Il apparaît cependant, sans nécessairement contredire Malraux, que la résurgence contemporaine de la religion est problématique, puisque le repli sur le besoin de signification religieuse n’est plus coordonné par une tradition. Dès lors, il s’agit moins d’une recherche du religieux que d’une recherche du sens qui peut très bien déboucher sur des fanatismes détournant les religions de leurs messages fondamentaux. C’est un tel phénomène radicalisation qu’analyse Farhad Khosrokhavar dans Radicalisation.

IIIb. Le difficile dialogue des religions.

En outre, les replis religieux contemporains risquent fort de provoquer des formes de communautarisation sociales, au regard desquelles les croyances deviennent des moyens de refuser l’autre pour se créer une identité propre. La religion irait donc contre elle-même, puisqu’elle ne serait plus le moyen de construire un message moral, mais deviendrait le moyen de s’enfermer sur une communauté morale.
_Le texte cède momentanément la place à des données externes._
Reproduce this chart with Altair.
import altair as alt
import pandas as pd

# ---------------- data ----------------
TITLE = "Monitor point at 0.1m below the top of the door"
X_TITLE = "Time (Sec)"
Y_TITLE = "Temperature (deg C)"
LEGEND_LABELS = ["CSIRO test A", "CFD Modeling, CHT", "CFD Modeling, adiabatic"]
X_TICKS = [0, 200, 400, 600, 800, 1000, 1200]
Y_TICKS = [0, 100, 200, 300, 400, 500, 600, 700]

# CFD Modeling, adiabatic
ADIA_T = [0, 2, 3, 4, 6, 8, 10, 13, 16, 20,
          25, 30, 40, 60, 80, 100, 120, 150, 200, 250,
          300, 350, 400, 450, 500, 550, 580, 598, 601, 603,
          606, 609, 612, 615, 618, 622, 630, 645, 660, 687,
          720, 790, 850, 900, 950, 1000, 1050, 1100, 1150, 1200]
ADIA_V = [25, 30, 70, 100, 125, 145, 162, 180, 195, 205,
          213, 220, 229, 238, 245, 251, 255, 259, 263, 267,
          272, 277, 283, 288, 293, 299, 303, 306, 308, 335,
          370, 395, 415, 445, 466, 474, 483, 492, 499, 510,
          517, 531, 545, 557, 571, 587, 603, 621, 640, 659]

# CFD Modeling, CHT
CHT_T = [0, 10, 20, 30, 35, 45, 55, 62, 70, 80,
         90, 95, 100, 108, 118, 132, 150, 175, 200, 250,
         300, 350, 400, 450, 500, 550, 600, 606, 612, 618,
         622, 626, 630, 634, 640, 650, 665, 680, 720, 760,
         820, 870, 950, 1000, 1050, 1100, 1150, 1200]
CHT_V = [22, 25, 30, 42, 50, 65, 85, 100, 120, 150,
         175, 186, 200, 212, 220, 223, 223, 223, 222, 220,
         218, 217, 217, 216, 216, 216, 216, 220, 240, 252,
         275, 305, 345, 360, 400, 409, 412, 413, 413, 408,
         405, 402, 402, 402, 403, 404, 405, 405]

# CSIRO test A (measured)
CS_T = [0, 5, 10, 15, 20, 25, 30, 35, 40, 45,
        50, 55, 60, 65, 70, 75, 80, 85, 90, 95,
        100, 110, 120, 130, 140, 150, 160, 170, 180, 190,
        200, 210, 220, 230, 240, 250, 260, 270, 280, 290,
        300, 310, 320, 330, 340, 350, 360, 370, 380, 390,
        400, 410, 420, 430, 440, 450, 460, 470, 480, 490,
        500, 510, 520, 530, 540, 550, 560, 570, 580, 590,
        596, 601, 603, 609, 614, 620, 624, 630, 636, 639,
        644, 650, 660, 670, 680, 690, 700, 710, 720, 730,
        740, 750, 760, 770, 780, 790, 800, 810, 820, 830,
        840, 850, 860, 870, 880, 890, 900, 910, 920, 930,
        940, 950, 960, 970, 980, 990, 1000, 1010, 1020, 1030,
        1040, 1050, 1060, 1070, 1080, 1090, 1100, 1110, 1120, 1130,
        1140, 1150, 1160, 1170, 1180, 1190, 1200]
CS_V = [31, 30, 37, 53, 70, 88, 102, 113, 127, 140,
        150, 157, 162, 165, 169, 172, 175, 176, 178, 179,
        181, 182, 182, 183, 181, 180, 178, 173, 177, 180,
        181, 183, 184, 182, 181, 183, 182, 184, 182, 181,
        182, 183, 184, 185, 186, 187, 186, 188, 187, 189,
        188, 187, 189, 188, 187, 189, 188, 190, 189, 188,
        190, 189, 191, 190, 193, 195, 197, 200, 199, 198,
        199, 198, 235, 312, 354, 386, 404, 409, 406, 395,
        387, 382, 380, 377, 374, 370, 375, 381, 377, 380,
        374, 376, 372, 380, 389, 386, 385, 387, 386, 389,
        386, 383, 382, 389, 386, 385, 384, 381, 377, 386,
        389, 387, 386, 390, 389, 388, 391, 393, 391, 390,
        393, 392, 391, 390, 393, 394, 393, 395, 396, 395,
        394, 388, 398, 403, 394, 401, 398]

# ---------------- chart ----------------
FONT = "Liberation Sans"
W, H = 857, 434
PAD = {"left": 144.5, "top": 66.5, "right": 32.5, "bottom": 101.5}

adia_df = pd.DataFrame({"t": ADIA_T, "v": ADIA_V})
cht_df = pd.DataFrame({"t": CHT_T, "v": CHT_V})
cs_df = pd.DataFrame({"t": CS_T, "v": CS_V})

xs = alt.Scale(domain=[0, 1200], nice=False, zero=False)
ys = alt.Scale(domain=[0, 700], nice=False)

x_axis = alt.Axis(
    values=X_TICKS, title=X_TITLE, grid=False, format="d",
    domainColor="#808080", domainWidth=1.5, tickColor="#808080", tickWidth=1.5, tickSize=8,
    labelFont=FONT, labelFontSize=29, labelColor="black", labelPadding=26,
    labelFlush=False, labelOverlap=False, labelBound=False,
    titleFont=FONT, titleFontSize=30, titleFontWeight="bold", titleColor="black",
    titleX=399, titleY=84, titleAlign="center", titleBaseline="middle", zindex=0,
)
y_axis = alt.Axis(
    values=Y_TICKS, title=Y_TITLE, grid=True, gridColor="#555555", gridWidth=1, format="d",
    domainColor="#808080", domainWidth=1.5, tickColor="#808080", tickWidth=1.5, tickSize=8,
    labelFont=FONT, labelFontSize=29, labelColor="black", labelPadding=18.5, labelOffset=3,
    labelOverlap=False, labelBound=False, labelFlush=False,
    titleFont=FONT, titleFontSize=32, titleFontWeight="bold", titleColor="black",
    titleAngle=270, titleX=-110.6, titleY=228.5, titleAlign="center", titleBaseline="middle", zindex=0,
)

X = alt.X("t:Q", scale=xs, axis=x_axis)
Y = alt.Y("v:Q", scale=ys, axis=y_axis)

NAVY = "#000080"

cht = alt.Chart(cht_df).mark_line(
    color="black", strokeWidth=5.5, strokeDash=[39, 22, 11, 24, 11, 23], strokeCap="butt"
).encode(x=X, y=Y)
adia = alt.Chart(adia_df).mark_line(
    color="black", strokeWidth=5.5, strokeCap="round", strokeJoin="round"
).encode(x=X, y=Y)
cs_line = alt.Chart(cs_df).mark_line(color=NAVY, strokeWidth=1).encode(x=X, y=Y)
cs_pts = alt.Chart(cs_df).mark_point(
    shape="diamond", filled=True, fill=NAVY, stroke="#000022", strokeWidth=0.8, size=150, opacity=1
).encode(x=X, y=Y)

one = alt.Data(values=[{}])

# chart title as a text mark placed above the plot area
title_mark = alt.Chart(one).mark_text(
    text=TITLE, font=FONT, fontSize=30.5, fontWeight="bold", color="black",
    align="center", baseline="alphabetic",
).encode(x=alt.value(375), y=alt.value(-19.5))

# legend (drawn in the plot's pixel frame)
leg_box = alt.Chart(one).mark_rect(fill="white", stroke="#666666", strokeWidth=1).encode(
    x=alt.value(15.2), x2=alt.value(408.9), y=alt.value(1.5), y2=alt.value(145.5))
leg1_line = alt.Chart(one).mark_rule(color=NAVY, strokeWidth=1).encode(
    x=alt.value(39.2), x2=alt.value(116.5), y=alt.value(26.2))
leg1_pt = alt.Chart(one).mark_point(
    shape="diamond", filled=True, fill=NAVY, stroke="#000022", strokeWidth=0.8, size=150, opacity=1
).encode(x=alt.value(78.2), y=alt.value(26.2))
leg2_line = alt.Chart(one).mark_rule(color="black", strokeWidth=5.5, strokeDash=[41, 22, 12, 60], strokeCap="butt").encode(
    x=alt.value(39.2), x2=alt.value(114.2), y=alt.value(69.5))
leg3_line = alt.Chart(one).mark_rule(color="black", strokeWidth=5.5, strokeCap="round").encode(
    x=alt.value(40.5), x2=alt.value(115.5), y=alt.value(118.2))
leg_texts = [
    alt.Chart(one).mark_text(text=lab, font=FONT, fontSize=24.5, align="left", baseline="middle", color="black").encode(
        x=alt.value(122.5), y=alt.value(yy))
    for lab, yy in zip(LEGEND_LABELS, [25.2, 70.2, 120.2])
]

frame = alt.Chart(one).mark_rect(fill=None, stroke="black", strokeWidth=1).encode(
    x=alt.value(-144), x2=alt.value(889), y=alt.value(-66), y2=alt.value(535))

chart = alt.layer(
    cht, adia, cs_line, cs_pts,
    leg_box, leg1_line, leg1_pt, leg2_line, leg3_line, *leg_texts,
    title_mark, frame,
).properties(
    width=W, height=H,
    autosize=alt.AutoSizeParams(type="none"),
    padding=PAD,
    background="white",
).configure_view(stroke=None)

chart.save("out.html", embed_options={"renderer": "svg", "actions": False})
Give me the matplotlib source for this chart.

IIIc. Le retour de la philosophie.

Contre ces deux menaces pesant sur le religieux lui-même, il semble que la philosophie a comme un rôle à jouer, c’est-à-dire qu’elle se doit de montrer comme construire un dialogue non seulement entre les religions, mais entre les positions religieuses et les positions athées. À cet égard, comme le montre Ricoeur, dans Aux frontières de la philosophie, la philosophie requiert une enquête sur ses origines et ses formes religieuses, tout autant que les religions ont à gagner de ce dialogue philosophique.